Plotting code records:
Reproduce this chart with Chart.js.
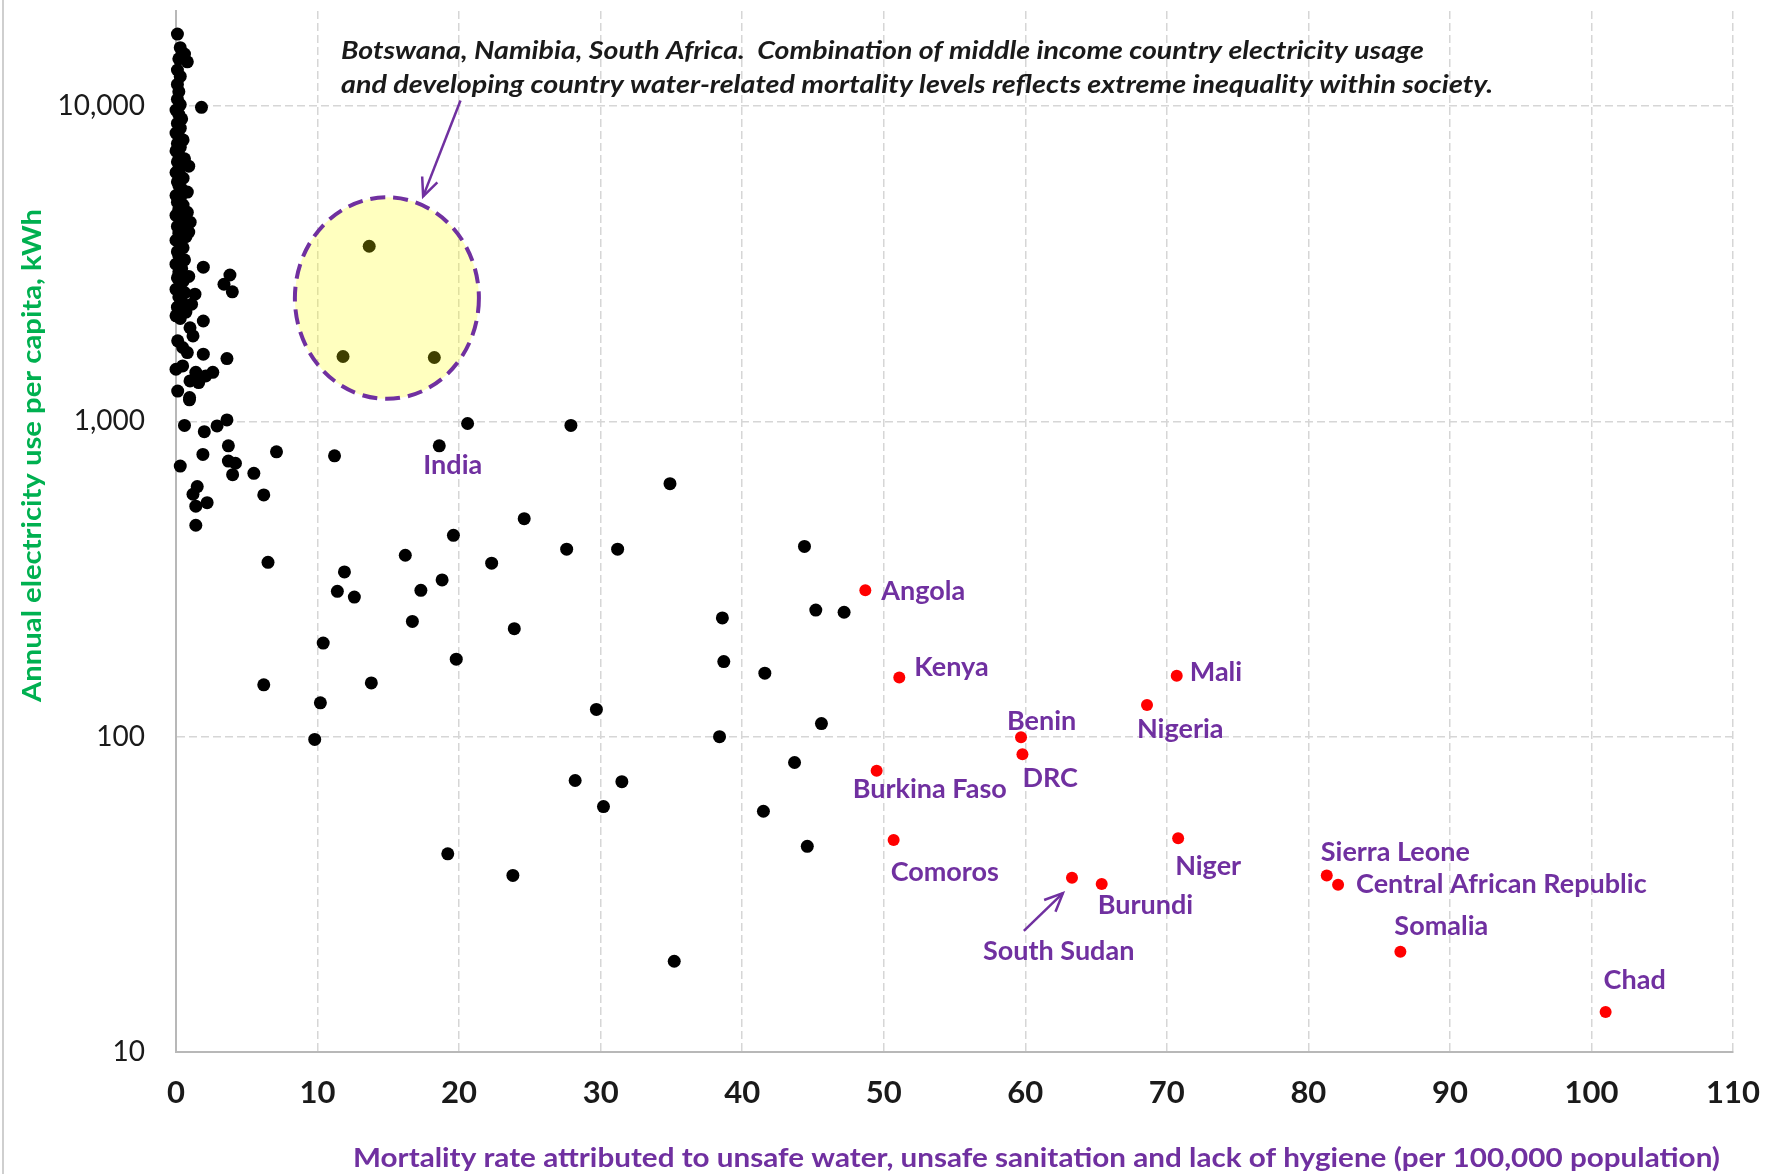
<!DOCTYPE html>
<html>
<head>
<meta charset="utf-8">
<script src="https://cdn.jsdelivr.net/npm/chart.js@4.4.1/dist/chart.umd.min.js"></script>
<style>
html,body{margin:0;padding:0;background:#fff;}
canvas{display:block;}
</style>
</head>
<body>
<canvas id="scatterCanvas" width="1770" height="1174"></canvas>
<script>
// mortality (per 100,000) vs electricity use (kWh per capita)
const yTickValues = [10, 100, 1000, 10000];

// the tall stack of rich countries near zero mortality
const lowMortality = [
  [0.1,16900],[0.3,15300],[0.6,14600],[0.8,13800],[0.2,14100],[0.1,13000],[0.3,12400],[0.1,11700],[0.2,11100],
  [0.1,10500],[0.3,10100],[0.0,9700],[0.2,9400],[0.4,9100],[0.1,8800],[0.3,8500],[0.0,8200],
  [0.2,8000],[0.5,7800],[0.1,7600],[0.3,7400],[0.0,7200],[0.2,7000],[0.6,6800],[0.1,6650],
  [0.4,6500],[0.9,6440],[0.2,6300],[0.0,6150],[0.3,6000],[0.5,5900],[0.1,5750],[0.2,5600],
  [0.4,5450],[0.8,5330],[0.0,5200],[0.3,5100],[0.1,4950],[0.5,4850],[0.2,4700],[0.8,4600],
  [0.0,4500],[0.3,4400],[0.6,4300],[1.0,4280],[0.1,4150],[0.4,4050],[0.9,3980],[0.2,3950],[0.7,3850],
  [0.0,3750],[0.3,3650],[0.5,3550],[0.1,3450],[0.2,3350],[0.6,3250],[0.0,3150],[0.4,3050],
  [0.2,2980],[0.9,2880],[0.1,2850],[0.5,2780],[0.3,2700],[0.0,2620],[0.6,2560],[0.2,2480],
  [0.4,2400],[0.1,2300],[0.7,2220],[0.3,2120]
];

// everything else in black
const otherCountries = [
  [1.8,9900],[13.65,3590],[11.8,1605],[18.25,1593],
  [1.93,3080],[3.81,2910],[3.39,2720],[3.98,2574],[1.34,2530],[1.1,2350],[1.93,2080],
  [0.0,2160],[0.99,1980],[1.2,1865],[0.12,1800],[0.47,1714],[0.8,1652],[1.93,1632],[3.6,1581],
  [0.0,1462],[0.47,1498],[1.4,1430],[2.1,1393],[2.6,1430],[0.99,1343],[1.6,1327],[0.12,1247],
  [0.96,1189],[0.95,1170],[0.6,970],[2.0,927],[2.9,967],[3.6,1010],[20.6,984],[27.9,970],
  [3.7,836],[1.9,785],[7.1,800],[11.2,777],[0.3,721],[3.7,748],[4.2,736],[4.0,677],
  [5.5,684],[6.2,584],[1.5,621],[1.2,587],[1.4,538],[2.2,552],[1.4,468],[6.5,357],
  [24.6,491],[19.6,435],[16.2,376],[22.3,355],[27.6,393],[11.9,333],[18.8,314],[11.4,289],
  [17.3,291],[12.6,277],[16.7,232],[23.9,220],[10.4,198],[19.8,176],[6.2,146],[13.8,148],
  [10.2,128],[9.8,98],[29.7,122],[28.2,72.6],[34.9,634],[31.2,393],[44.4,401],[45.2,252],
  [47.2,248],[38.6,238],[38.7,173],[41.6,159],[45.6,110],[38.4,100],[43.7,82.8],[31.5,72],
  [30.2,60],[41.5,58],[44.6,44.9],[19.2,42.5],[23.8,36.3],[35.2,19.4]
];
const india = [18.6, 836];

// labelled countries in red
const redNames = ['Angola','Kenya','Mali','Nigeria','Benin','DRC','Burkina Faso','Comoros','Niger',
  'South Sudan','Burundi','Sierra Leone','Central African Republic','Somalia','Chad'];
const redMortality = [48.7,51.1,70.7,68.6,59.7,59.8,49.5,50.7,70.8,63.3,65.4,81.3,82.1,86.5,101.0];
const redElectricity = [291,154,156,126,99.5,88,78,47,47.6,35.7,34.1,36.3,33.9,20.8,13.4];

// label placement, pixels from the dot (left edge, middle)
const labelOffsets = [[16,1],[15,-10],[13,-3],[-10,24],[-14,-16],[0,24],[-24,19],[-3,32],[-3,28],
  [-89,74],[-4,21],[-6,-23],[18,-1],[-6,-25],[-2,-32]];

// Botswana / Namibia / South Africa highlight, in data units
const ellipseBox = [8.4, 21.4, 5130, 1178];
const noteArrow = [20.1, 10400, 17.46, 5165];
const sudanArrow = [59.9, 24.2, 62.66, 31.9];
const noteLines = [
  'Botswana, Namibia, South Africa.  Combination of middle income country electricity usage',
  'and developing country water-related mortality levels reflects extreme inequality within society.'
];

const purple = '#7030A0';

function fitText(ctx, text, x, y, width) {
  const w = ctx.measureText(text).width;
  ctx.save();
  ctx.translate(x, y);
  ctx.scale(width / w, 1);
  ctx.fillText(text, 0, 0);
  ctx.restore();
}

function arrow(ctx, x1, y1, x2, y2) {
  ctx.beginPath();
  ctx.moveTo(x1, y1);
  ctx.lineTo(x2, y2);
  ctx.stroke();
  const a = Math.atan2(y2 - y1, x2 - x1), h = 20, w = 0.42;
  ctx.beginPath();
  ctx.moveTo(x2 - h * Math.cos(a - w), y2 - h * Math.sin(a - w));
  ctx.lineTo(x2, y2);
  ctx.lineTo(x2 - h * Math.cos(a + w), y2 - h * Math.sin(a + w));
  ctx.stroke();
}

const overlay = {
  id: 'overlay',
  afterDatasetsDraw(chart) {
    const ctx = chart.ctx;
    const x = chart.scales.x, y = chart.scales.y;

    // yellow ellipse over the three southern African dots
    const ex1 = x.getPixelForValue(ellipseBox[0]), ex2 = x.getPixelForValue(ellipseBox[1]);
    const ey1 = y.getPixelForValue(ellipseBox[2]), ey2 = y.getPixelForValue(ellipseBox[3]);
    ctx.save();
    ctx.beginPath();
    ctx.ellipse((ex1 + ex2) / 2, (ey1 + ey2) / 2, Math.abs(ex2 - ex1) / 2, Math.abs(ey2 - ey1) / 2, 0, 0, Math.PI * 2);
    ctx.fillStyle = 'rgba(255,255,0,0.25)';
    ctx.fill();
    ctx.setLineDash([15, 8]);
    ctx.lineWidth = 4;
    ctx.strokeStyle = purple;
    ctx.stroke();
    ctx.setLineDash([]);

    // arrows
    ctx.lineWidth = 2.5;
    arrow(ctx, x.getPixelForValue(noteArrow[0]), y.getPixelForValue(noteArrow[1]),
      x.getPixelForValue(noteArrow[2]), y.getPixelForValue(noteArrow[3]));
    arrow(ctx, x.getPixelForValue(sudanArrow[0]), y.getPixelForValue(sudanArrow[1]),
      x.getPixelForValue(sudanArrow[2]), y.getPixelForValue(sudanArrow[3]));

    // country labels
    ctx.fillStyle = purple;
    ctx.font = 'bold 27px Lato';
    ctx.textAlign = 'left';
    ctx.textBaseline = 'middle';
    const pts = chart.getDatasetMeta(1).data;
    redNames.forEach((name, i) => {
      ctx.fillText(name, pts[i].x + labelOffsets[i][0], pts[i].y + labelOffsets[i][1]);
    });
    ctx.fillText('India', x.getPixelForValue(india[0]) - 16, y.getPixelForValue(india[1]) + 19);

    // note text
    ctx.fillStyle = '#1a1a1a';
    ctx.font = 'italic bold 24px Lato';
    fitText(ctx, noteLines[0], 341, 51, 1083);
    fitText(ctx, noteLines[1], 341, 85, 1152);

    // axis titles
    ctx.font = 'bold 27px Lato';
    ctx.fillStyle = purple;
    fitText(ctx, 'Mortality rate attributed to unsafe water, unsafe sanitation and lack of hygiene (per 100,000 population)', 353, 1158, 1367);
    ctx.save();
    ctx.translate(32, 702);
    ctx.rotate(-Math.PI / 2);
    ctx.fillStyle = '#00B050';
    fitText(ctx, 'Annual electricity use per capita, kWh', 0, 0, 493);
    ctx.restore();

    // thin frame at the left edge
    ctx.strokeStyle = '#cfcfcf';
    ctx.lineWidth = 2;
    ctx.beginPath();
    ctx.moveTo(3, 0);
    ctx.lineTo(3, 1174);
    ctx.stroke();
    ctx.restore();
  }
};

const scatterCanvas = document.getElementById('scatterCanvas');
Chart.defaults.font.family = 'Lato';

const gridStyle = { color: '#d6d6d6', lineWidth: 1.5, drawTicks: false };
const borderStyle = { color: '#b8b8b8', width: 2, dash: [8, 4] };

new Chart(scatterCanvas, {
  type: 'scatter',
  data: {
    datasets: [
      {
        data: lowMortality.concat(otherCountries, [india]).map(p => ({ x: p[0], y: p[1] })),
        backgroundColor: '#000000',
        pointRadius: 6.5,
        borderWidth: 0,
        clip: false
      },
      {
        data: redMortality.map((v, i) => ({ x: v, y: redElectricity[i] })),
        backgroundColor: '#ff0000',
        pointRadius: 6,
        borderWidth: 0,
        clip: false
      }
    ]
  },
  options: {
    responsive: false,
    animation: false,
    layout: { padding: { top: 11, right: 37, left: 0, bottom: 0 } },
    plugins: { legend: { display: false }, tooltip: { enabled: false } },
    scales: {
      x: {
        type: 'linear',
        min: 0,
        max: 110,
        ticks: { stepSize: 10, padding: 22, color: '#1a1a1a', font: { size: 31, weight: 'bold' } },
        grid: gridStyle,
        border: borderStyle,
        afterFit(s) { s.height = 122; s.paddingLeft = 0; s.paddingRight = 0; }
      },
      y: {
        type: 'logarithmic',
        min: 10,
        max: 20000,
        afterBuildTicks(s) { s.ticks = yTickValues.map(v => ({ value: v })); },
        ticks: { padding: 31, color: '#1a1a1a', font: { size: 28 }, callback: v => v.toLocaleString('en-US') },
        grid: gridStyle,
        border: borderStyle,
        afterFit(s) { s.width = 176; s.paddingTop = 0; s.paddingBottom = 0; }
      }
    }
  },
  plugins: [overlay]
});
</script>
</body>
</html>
==
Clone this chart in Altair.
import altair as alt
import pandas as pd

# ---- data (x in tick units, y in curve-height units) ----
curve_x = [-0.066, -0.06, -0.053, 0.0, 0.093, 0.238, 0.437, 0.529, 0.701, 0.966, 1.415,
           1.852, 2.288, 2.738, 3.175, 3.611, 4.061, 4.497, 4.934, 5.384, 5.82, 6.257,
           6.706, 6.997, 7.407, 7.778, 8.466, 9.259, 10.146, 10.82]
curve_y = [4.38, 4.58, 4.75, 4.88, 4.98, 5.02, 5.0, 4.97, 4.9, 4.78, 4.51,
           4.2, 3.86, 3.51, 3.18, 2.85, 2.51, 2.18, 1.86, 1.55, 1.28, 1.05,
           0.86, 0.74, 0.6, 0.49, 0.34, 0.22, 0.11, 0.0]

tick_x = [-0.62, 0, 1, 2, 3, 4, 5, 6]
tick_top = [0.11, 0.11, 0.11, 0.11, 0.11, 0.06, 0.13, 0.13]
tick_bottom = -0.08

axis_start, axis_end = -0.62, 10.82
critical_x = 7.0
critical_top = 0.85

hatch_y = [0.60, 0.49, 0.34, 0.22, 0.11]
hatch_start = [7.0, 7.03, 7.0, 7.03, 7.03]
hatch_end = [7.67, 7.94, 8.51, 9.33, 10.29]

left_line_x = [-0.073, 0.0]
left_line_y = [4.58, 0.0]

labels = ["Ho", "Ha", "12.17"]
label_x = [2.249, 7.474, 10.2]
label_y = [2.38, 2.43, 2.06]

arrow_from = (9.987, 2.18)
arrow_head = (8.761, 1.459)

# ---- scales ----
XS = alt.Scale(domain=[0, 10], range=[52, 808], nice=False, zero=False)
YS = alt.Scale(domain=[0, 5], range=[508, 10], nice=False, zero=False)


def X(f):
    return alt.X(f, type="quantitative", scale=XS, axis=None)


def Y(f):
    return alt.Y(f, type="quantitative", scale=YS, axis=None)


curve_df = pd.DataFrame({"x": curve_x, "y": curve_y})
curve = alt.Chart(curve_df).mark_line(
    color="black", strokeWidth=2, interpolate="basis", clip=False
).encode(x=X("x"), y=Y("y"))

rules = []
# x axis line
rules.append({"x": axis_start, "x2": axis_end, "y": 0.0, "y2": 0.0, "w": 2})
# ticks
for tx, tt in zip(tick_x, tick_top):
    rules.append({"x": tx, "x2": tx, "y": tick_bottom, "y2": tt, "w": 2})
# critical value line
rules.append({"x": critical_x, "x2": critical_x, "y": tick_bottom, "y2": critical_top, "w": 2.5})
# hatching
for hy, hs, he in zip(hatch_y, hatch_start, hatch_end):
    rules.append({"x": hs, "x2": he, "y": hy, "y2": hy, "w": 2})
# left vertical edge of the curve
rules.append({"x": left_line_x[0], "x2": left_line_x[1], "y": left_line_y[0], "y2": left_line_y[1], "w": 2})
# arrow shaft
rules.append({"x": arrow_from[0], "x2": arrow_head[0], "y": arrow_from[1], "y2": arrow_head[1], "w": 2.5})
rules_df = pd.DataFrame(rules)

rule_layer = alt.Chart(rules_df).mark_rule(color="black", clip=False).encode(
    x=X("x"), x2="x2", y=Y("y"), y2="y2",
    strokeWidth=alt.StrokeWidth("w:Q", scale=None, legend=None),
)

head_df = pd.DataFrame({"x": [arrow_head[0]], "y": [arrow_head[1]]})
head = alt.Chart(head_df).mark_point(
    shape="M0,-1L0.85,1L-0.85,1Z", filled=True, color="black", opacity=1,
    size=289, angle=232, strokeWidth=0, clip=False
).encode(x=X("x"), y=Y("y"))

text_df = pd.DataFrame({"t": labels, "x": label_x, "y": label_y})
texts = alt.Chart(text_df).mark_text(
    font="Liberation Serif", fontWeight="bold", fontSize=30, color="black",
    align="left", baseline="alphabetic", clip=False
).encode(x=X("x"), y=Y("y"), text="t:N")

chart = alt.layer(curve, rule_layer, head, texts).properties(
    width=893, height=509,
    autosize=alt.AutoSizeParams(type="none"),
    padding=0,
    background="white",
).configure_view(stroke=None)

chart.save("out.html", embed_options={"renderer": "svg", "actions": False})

YOUR OBJECTIVE: Beginning with the line above that contains "Reproduce this chart with Chart.js." and finishing with the line that contains "const yTickValues = [10, 100, 1000, 10000];", print those lines exactly and only. Skip all pictures.

SOLUTION FOR THIS EXERCISE:
Reproduce this chart with Chart.js.
<!DOCTYPE html>
<html>
<head>
<meta charset="utf-8">
<script src="https://cdn.jsdelivr.net/npm/chart.js@4.4.1/dist/chart.umd.min.js"></script>
<style>
html,body{margin:0;padding:0;background:#fff;}
canvas{display:block;}
</style>
</head>
<body>
<canvas id="scatterCanvas" width="1770" height="1174"></canvas>
<script>
// mortality (per 100,000) vs electricity use (kWh per capita)
const yTickValues = [10, 100, 1000, 10000];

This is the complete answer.